The first of the new Astute class hunter-killer submarines that will protect any Vanguard force was launched today, 8th June 2007. They will replace the existing Swiftsure-Class submarines and it now seems also the Trafalgar-Class submarines.

Four years late, the Astute programme is already nearly £1000 million over budget.

The Astute and its sister ships will be able to fire cruise missiles (possibly nuclear armed) – targeting South Africa or Brazil (for example) if needs be from launch locations in the Irish Sea or similar lattitude.

All Royal Navy submarines are nuclear powered. The UK has shunned the alternative of building modern diesel-electric submarines or the new ‘air-independent’ diesel propulsion used in the latest German submarines.

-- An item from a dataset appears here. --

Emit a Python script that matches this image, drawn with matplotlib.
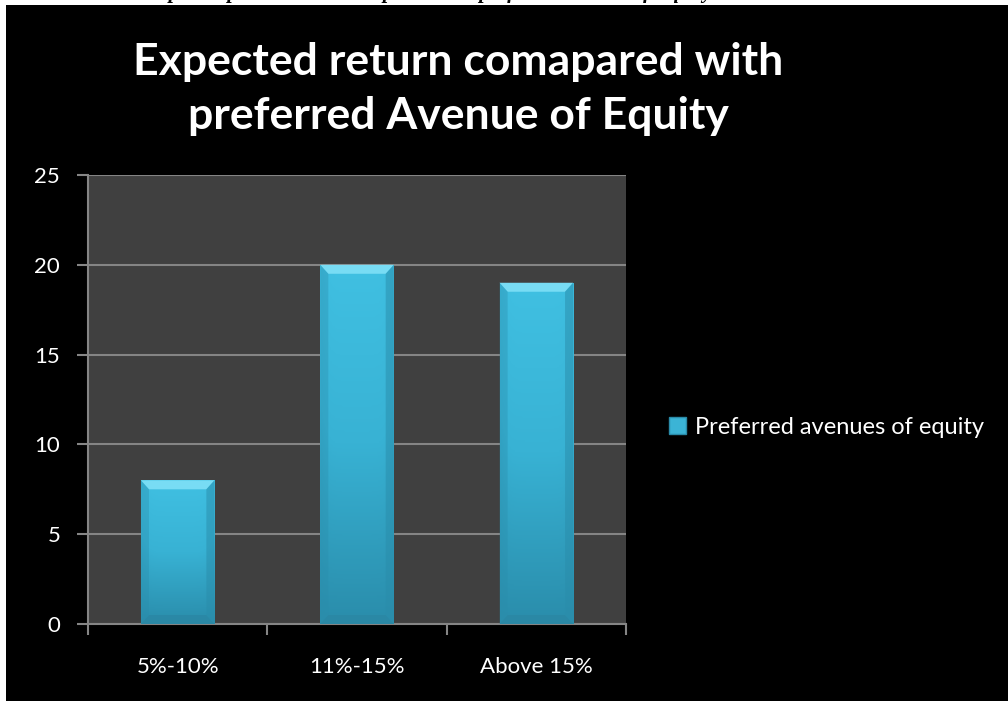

These alternatives are markedly cheaper, and would permit the Royal Navy to purchase and deploy more vessels.

A question – by concentrating on building a few very large and expensive submarines is the Royal Navy losing the capacity to operate in the shallower waters of the seas to the east of Britain – effectively placing the responsibility for the submarine defence of our Eastern Approaches waters on the German and Dutch navies with their smaller, cheaper and more numerous vessels?

Since the first duty of the Astutes will be the protection of the Vanguard boats (which will carry our 'Ultimate Deterrent') what possible alternative operational deployments will the Royal Navy be prevented from carrying through because of these commitments? How important are these other defence stances to our security from amilitary point of view?

Are these boats being purchased because they represent the opportunity to maintain a certain kind of industrial capability rather than the best bet for long-term defence capability?